Figure 7 shows the comparison between the measured friction factor values, and the ones, f, calculated by Equations (5), (12)–(14). The agreement between the measured and calculated friction factor values is characterized by errors which are always less than or equal to ±10% and less than or equal to ±3% for 75.0% of cases.

4. Discussion

Figure 1 demonstrates that the increase of biochar content BC produces a reduction of the flow Froude number, which is due to a reduction of flow velocity and an increase of flow depth. In other words, these measurements carried out for slope values ranging from 3.1 to 12.6% demonstrate that the effect of biochar is an increase of soil roughness, which produces a reduction of rill flow velocity and an increase of water depth. Adding a biochar content less than or equal to 12 kg m⁻² (BC < 3% of the soil mass in the surface soil layer) determined a reduction of flow velocity, as compared to the original soil condition (BC = 0), which is joined to a decrease of rill flow transport capacity [65] and sediment transport.

Figure 2b demonstrates that an accurate estimate of the friction factor can be obtained for the investigated soil surface by the proposed flow resistance equation (Equations (5) and (9)).

For BC = 12 kg m⁻² in the range 14.4 ≤ X ≤ 17.4, which corresponds to the highest slope (9.4 and 12.6%) and Darcy–Weisbach friction factor (4.26 ≤ f ≤ 5.63) values, the flow resistance equation (Equation (11)), with Γ_v values calculated by Equation (10) and a = 0.0311, is less accurate (Figure 3b and Figure 4). The experimental results by Li et al. [42] showed that the flow velocity decreased with increasing biochar content and for BC = 12 kg m⁻² the corresponding increase of the friction factor is not properly described by Equation (11) for the highest f values. In other words, the use of a different a coefficient is not sufficient to obtain an adequate estimate of Γ_v. However, a good estimate of the friction factor (Figure 4) can be obtained for the investigated soil surface by the proposed flow resistance equation (Equations (10) and (11)).

According to Li et al. [42], the biochar can reduce rill flow turbulence. This effect can be considered changing the exponent e of the Reynolds number in comparison with that (e = 0.2118) estimated for BC = 0.

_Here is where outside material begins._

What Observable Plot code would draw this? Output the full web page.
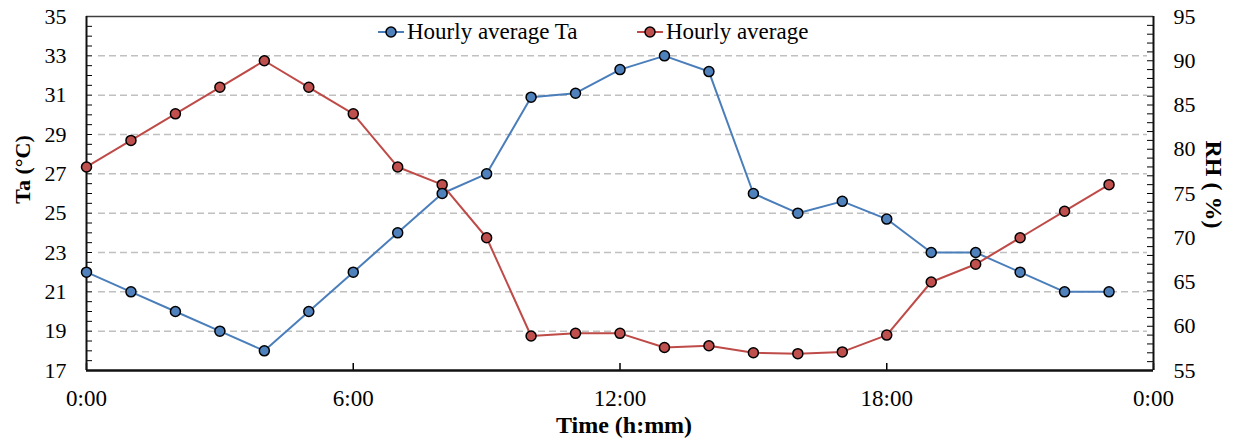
<!DOCTYPE html>
<html>
<head>
<meta charset="utf-8">
<script src="https://cdn.jsdelivr.net/npm/d3@7"></script>
<script src="https://cdn.jsdelivr.net/npm/@observablehq/plot@0.6"></script>
<style>
  body { margin: 0; background: #fff; }
  #chart { position: relative; width: 1233px; height: 443px; font-family: "Times New Roman", "Liberation Serif", serif; }
  .legend-item { position: absolute; top: 19px; display: flex; align-items: center; font-size: 23px; line-height: 26px; color: #000; white-space: nowrap; }
  .legend-item svg { margin-right: 3px; }
</style>
</head>
<body>
<div id="chart"></div>
<script>
// Hour of day (0:00 … 23:00)
const hours = [0, 1, 2, 3, 4, 5, 6, 7, 8, 9, 10, 11, 12, 13, 14, 15, 16, 17, 18, 19, 20, 21, 22, 23];
// Hourly average air temperature (°C)
const taValues = [22, 21, 20, 19, 18, 20, 22, 24, 26, 27, 30.9, 31.1, 32.3, 33, 32.2, 26, 25, 25.6, 24.7, 23, 23, 22, 21, 21];
// Hourly average relative humidity (%)
const rhValues = [78, 81, 84, 87, 90, 87, 84, 78, 76, 70, 58.9, 59.2, 59.2, 57.6, 57.8, 57, 56.9, 57.1, 59, 65, 67, 70, 73, 76];

// Axes
const taDomain = [17, 35];
const rhDomain = [55, 95];
const taTicks = [17, 19, 21, 23, 25, 27, 29, 31, 33, 35];
const gridTicks = [19, 21, 23, 25, 27, 29, 31, 33];
const rhTicks = [55, 60, 65, 70, 75, 80, 85, 90, 95];
const xTicks = [0, 6, 12, 18, 24];
const xTickLabels = ["0:00", "6:00", "12:00", "18:00", "0:00"];

const seriesNames = ["Hourly average Ta", "Hourly average"];
const xTitle = "Time (h:mm)";
const yTitleLeft = "Ta (°C)";
const yTitleRight = "RH ( %)";

const blueLine = "#4a7ebb", blueFill = "#4f81bd";
const redLine = "#be4b48", redFill = "#c0504d";

const W = 1233, H = 443, mL = 86, mR = 80, mT = 16, mB = 73;
const innerW = W - mL - mR, innerH = H - mT - mB;

// RH is drawn on the temperature scale through a linear mapping of the two domains
const k = (taDomain[1] - taDomain[0]) / (rhDomain[1] - rhDomain[0]);
const rhToTa = v => taDomain[0] + (v - rhDomain[0]) * k;
const taToRh = v => rhDomain[0] + (v - taDomain[0]) / k;

const rows = hours.map((h, i) => ({h, ta: taValues[i], rh: rhToTa(rhValues[i])}));

// minor tick positions: every 0.5 °C on the left, every 1 % on the right
const taMinor = d3.range(taDomain[0], taDomain[1] + 1e-9, 0.5);
const rhMinor = d3.range(rhDomain[0], rhDomain[1] + 1e-9, 1).map(rhToTa);

const font = "\"Times New Roman\", \"Liberation Serif\", serif";

const plot = Plot.plot({
  width: W,
  height: H,
  marginLeft: mL,
  marginRight: mR,
  marginTop: mT,
  marginBottom: mB,
  style: {fontFamily: font, fontSize: "22px", color: "#000", background: "#fff", overflow: "visible"},
  x: {domain: [0, 24]},
  y: {domain: taDomain},
  marks: [
    Plot.ruleY(gridTicks, {stroke: "#c0c0c0", strokeWidth: 1.5, strokeDasharray: "7,4", insetLeft: 12, insetRight: 6}),
    // inward tick marks
    Plot.tickY(taMinor, {y: d => d, stroke: "#000", strokeWidth: 1, insetRight: innerW - 6}),
    Plot.tickY(rhMinor, {y: d => d, stroke: "#000", strokeWidth: 1, insetLeft: innerW - 6}),
    Plot.tickX(xTicks, {x: d => d, stroke: "#000", strokeWidth: 1.5, insetTop: innerH - 7}),
    // tick labels
    Plot.axisY(taTicks, {anchor: "left", tickSize: 0, tickPadding: 20, label: null, fontSize: 22}),
    Plot.axisY(rhTicks.map(rhToTa), {anchor: "right", tickSize: 0, tickPadding: 20, label: null, fontSize: 22,
      tickFormat: v => String(Math.round(taToRh(v)))}),
    Plot.axisX(xTicks, {anchor: "bottom", tickSize: 0, tickPadding: 19, label: null, fontSize: 23,
      tickFormat: d => xTickLabels[xTicks.indexOf(d)]}),
    // plot frame
    Plot.ruleY([taDomain[1]], {stroke: "#404040", strokeWidth: 1.5}),
    Plot.ruleX([0], {stroke: "#111", strokeWidth: 2}),
    Plot.ruleX([24], {stroke: "#111", strokeWidth: 2}),
    Plot.ruleY([taDomain[0]], {stroke: "#111", strokeWidth: 2.5}),
    // series
    Plot.line(rows, {x: "h", y: "ta", stroke: blueLine, strokeWidth: 2}),
    Plot.line(rows, {x: "h", y: "rh", stroke: redLine, strokeWidth: 2}),
    Plot.dot(rows, {x: "h", y: "rh", r: 5, fill: redFill, stroke: "#000", strokeWidth: 1.5}),
    Plot.dot(rows, {x: "h", y: "ta", r: 5, fill: blueFill, stroke: "#000", strokeWidth: 1.5}),
    // axis titles
    Plot.text([yTitleLeft], {text: d => d, frameAnchor: "left", textAnchor: "middle", rotate: -90, dx: -64, dy: -24, fontWeight: "bold", fontSize: 22}),
    Plot.text([yTitleRight], {text: d => d, frameAnchor: "right", textAnchor: "middle", rotate: 90, dx: 60, dy: -9, fontWeight: "bold", fontSize: 24}),
    Plot.text([xTitle], {text: d => d, frameAnchor: "bottom", textAnchor: "middle", dy: 62, dx: 4, fontWeight: "bold", fontSize: 24})
  ]
});

const chart = document.getElementById("chart");
chart.appendChild(plot);

// legend inside the plot area
function legendItem(name, line, fill, left) {
  const item = document.createElement("div");
  item.className = "legend-item";
  item.style.left = left + "px";
  item.innerHTML =
    `<svg width="26" height="14" viewBox="0 0 26 14">` +
    `<line x1="0" y1="7" x2="26" y2="7" stroke="${line}" stroke-width="2"/>` +
    `<circle cx="13" cy="7" r="5" fill="${fill}" stroke="#000" stroke-width="1.5"/></svg>` +
    `<span>${name}</span>`;
  chart.appendChild(item);
}
legendItem(seriesNames[0], blueLine, blueFill, 378);
legendItem(seriesNames[1], redLine, redFill, 637);
</script>
</body>
</html>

Figure 5 demonstrates that an accurate estimate of Γ_v can be obtained by Equation (12) and that the exponent e decreases for increasing BC values (Figure 6b). This result demonstrates that the increase of biochar content dumps flow turbulence since decreasing e values reduce the effect of Reynolds number on flow resistance.

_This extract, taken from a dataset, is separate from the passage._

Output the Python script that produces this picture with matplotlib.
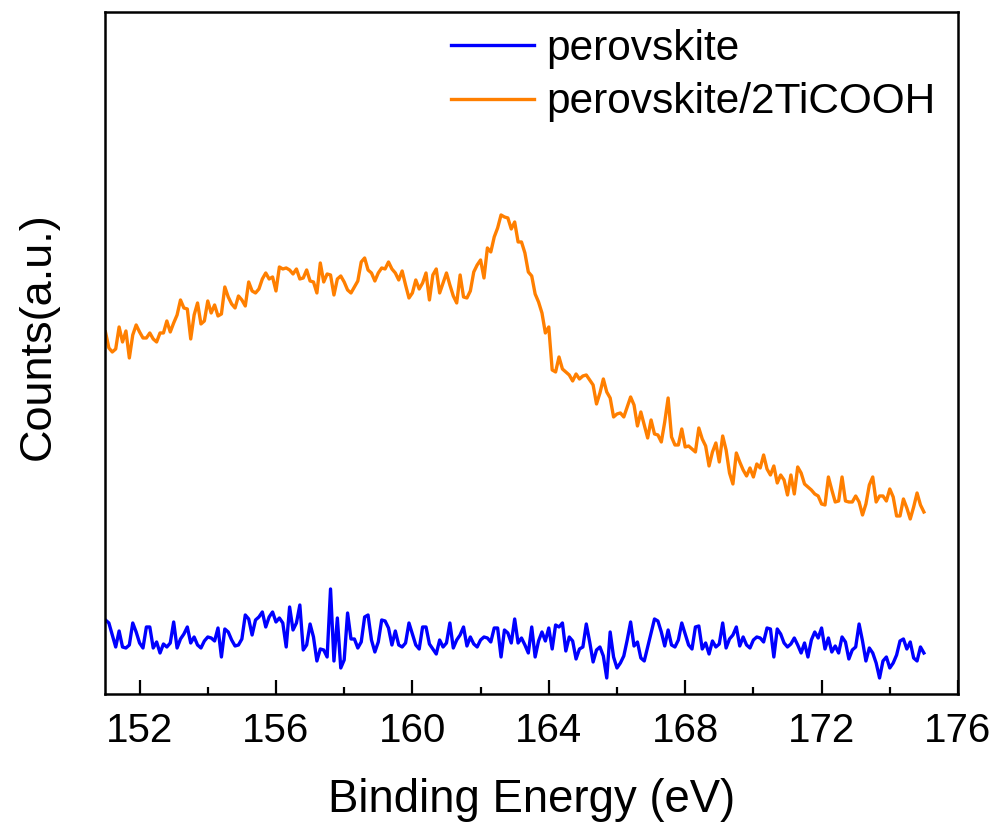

The results plotted in Figure 7 demonstrated that taking into account the influence of the flow turbulence, using the flow Reynolds number and Equation (5) coupled with Equations (12)–(14), improves considerably the estimate accuracy of the Darcy–Weisbach friction factor. The better accuracy of Equation (5) coupled with Equations (12)–(14) as compared to Equation (11) coupled with Equation (10) is also shown in Figure 8 in which the corresponding error distributions are plotted. The errors associated with the former are also normally distributed with a mean value of 0.272% and a standard deviation of 3.48%.

5. Conclusions

The development of rills on a hillslope whose soil is amended by biochar is still a topic to be developed. A theoretical rill flow resistance equation, obtained by the integration of a power velocity distribution, was assessed using measurements performed by Li et al. [42]. These measurements were carried out at plot scale using a single soil in which the biochar was incorporated and mixed with the arable soil using two biochar contents (BC = 6 and 12 kg m⁻²).

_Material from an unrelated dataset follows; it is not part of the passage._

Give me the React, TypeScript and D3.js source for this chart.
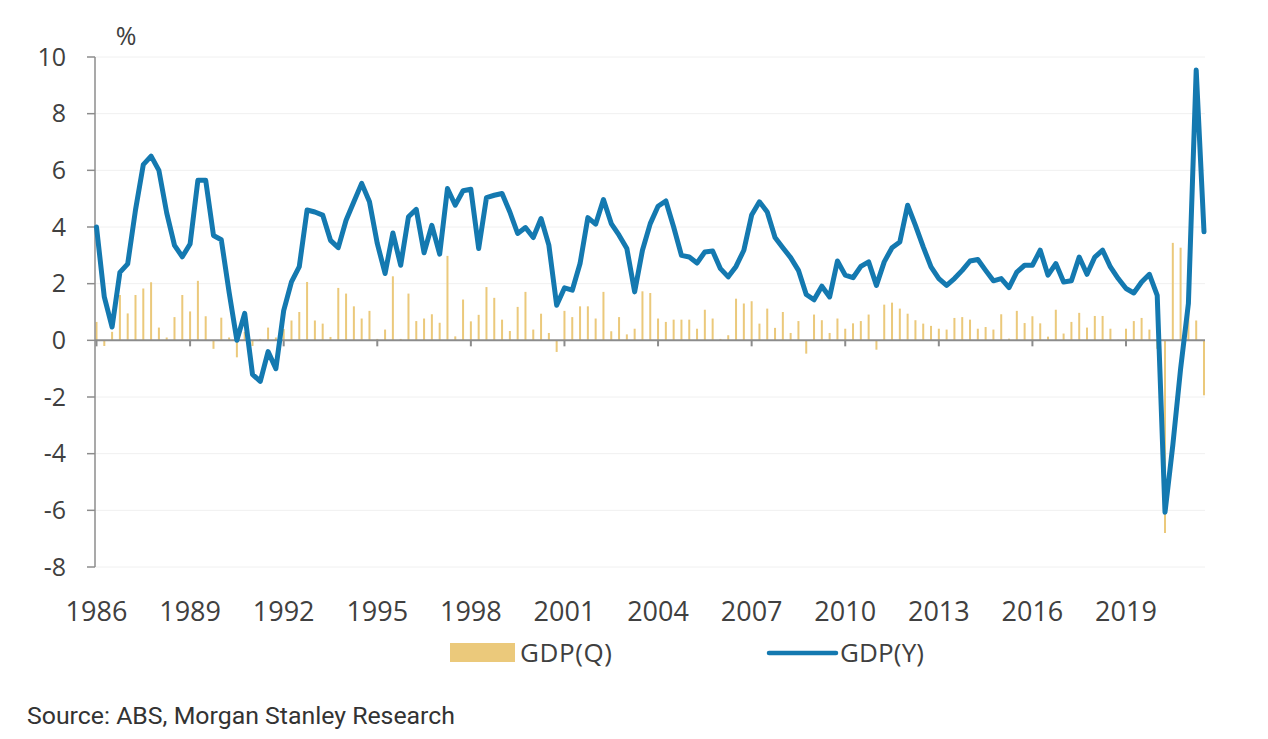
import * as d3 from "d3";
import { useEffect, useRef } from "react";

// quarterly categories, 1986Q1 .. 2021Q3
const quarters = d3.range(143).map((i) => `${1986 + Math.floor(i / 4)}Q${(i % 4) + 1}`);

const yearLabels = ["1986", "1989", "1992", "1995", "1998", "2001", "2004", "2007", "2010", "2013", "2016", "2019"];
const yTicks = [-8, -6, -4, -2, 0, 2, 4, 6, 8, 10];

// GDP q/q %
const gdpQ = [
  0.65, -0.2, 0.3, 1.6, 0.95, 1.6, 1.83, 2.05, 0.45, 0.1, 0.82, 1.6,
  1.02, 2.1, 0.85, -0.3, 0.8, 0.1, -0.6, 0.3, -0.2, 0.05, 0.45, 0.1,
  0.4, 0.7, 1.0, 2.06, 0.7, 0.59, 0.12, 1.85, 1.65, 1.2, 0.77, 1.04,
  0.05, 0.38, 2.26, 0.05, 1.65, 0.68, 0.77, 0.92, 0.62, 2.98, 0.14, 1.44,
  0.67, 0.9, 1.88, 1.5, 0.73, 0.33, 1.18, 1.71, 0.38, 0.94, 0.26, -0.41,
  1.04, 0.82, 1.2, 1.2, 0.77, 1.71, 0.32, 0.82, 0.21, 0.41, 1.73, 1.67,
  0.77, 0.65, 0.73, 0.73, 0.73, 0.41, 1.08, 0.77, 0.05, 0.18, 1.47, 1.3,
  1.38, 0.59, 1.12, 0.44, 1.0, 0.26, 0.68, -0.47, 0.91, 0.71, 0.26, 0.77,
  0.41, 0.6, 0.68, 0.91, -0.33, 1.26, 1.33, 1.12, 0.94, 0.71, 0.59, 0.51,
  0.41, 0.38, 0.79, 0.82, 0.73, 0.41, 0.47, 0.38, 0.92, 0.06, 1.04, 0.61,
  0.85, 0.6, 0.13, 1.08, 0.24, 0.65, 0.97, 0.45, 0.86, 0.86, 0.41, 0.02,
  0.41, 0.68, 0.79, 0.38, -0.3, -6.8, 3.44, 3.27, 1.8, 0.7, -1.94,
];

// GDP y/y %
const gdpY = [
  4.0, 1.53, 0.47, 2.4, 2.7, 4.6, 6.2, 6.5, 6.0, 4.5, 3.35, 2.95,
  3.4, 5.65, 5.65, 3.7, 3.55, 1.7, 0.0, 0.95, -1.2, -1.45, -0.4, -1.0,
  1.05, 2.06, 2.6, 4.6, 4.53, 4.42, 3.53, 3.27, 4.24, 4.89, 5.54, 4.89,
  3.42, 2.36, 3.79, 2.65, 4.36, 4.62, 3.09, 4.06, 3.04, 5.36, 4.77, 5.28,
  5.33, 3.24, 5.04, 5.12, 5.18, 4.53, 3.77, 3.98, 3.63, 4.3, 3.36, 1.24,
  1.85, 1.77, 2.71, 4.33, 4.1, 4.97, 4.12, 3.71, 3.24, 1.71, 3.18, 4.12,
  4.73, 4.92, 4.0, 3.0, 2.94, 2.73, 3.12, 3.15, 2.53, 2.24, 2.61, 3.18,
  4.42, 4.89, 4.53, 3.63, 3.27, 2.92, 2.47, 1.62, 1.43, 1.91, 1.53, 2.8,
  2.3, 2.21, 2.61, 2.77, 1.94, 2.77, 3.27, 3.47, 4.77, 4.06, 3.3, 2.59,
  2.18, 1.94, 2.18, 2.47, 2.8, 2.85, 2.47, 2.1, 2.18, 1.86, 2.41, 2.65,
  2.65, 3.18, 2.3, 2.71, 2.06, 2.1, 2.94, 2.33, 2.94, 3.18, 2.59, 2.18,
  1.83, 1.67, 2.06, 2.33, 1.59, -6.07, -3.7, -1.0, 1.3, 9.54, 3.83,
];

const barColor = "#ebc97b";
const lineColor = "#1479b0";
const axisColor = "#8c8c8c";
const textColor = "#404040";

function GdpChart() {
  const svgRef = useRef<SVGSVGElement>(null);

  useEffect(() => {
    const svg = d3.select(svgRef.current);
    svg.selectAll("*").remove();

    const left = 95;
    const right = 1205;
    const x = d3.scalePoint<string>().domain(quarters).range([96.5, 1204]);
    const y = d3.scaleLinear().domain([-8, 10]).range([567, 57]);

    svg.append("rect").attr("width", 1268).attr("height", 739).attr("fill", "#ffffff");

    // gridlines
    svg
      .append("g")
      .selectAll("line")
      .data(yTicks)
      .join("line")
      .attr("x1", left)
      .attr("x2", right)
      .attr("y1", (d) => y(d))
      .attr("y2", (d) => y(d))
      .attr("stroke", "#f0f0f0")
      .attr("stroke-width", 1);

    // quarterly bars
    svg
      .append("g")
      .selectAll("rect")
      .data(gdpQ)
      .join("rect")
      .attr("x", (_, i) => (x(quarters[i]) ?? 0) - 1)
      .attr("width", 2)
      .attr("y", (d) => Math.min(y(d), y(0)))
      .attr("height", (d) => Math.abs(y(d) - y(0)))
      .attr("fill", barColor);

    // y axis
    svg
      .append("line")
      .attr("x1", left)
      .attr("x2", left)
      .attr("y1", y(10))
      .attr("y2", y(-8))
      .attr("stroke", axisColor)
      .attr("stroke-width", 1.5);

    const yAxis = svg.append("g");
    yAxis
      .selectAll("line")
      .data(yTicks)
      .join("line")
      .attr("x1", left - 8)
      .attr("x2", left)
      .attr("y1", (d) => y(d))
      .attr("y2", (d) => y(d))
      .attr("stroke", axisColor)
      .attr("stroke-width", 1.5);
    yAxis
      .selectAll("text")
      .data(yTicks)
      .join("text")
      .attr("x", 66)
      .attr("y", (d) => y(d))
      .attr("dy", "0.35em")
      .attr("text-anchor", "end")
      .attr("font-family", "'Open Sans', sans-serif")
      .attr("font-size", 25)
      .attr("fill", textColor)
      .text((d) => String(d));

    // x axis at zero
    svg
      .append("line")
      .attr("x1", left)
      .attr("x2", right)
      .attr("y1", y(0))
      .attr("y2", y(0))
      .attr("stroke", axisColor)
      .attr("stroke-width", 2);

    const xAxis = svg.append("g");
    xAxis
      .selectAll("line")
      .data(yearLabels)
      .join("line")
      .attr("x1", (d) => x(`${d}Q1`) ?? 0)
      .attr("x2", (d) => x(`${d}Q1`) ?? 0)
      .attr("y1", y(0))
      .attr("y2", y(0) + 6)
      .attr("stroke", axisColor)
      .attr("stroke-width", 2);
    xAxis
      .selectAll("text")
      .data(yearLabels)
      .join("text")
      .attr("x", (d) => x(`${d}Q1`) ?? 0)
      .attr("y", 621)
      .attr("text-anchor", "middle")
      .attr("font-family", "'Open Sans', sans-serif")
      .attr("font-size", 27)
      .attr("fill", textColor)
      .text((d) => d);

    // annual growth line
    const line = d3
      .line<number>()
      .x((_, i) => x(quarters[i]) ?? 0)
      .y((d) => y(d));
    svg
      .append("path")
      .datum(gdpY)
      .attr("d", line)
      .attr("fill", "none")
      .attr("stroke", lineColor)
      .attr("stroke-width", 5)
      .attr("stroke-linejoin", "round")
      .attr("stroke-linecap", "round");

    svg
      .append("text")
      .attr("x", 126)
      .attr("y", 45)
      .attr("text-anchor", "middle")
      .attr("font-family", "'Open Sans', sans-serif")
      .attr("font-size", 25)
      .attr("fill", textColor)
      .text("%");

    // legend
    const legend = svg.append("g").attr("font-family", "'Open Sans', sans-serif").attr("font-size", 26).attr("fill", textColor);
    legend.append("rect").attr("x", 450).attr("y", 643).attr("width", 65).attr("height", 19).attr("fill", barColor);
    legend.append("text").attr("x", 520).attr("y", 662).attr("textLength", 92).text("GDP(Q)");
    legend
      .append("line")
      .attr("x1", 769)
      .attr("x2", 836)
      .attr("y1", 653)
      .attr("y2", 653)
      .attr("stroke", lineColor)
      .attr("stroke-width", 4.5)
      .attr("stroke-linecap", "round");
    legend.append("text").attr("x", 840).attr("y", 662).attr("textLength", 84).text("GDP(Y)");

    svg
      .append("text")
      .attr("x", 27)
      .attr("y", 724)
      .attr("font-family", "Roboto, sans-serif")
      .attr("font-size", 23)
      .attr("fill", "#333333")
      .attr("textLength", 428)
      .attr("lengthAdjust", "spacingAndGlyphs")
      .text("Source: ABS, Morgan Stanley Research");
  }, []);

  return <svg ref={svgRef} width={1268} height={739} style={{ position: "absolute", left: 0, top: 0 }} />;
}

export default function App() {
  return <GdpChart />;
}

The developed analysis demonstrated that an accurate estimate of the velocity profile parameter Γ_v can be obtained by the proposed Equation (12) using an exponent e of Re which decreases for increasing BC values. This last result highlights that the increase of biochar contents dumps the effect of flow turbulence. In conclusion, the available measurements and the developed analysis allowed (i) the calibration of the relationship between Γ_v, the bed slope, the flow Froude number, and the Reynolds number, (ii) the assessment of the influence of biochar content on flow resistance, and (iii) to state that the theoretical flow resistance equation gives an accurate estimate of the Darcy–Weisbach friction factor for rill flows on biochar added soils.

The measurements by Li et al. [42] were carried out by a single loam soil, a corn straw biochar, and five plot slope angles less than or equal to 7.2°. The relationship between the soil grain-size and the biochar particle size, affecting the particle transport, and their influence on rill flow resistance should be investigated. The formation of macro-aggregates in the biochar-amended soils could limit rill erosion and affect rill flow resistance.

Since some researchers believed that biochar is more suitable on hillslopes with slope angles of less than 15°, the influence of slope gradient on rill flow resistance in biochar-added soils should be tested. The slope limit for which the biochar addition represents a soil conservation strategy to limit soil erosion has to be established. Taking into account that the measurements by Li et al. [42] were carried out only for two biochar contents, the effect of biochar content on the rill flow resistance law should be more extensively studied. The optimal application of a biochar amount to reduce runoff and soil loss also has to be determined.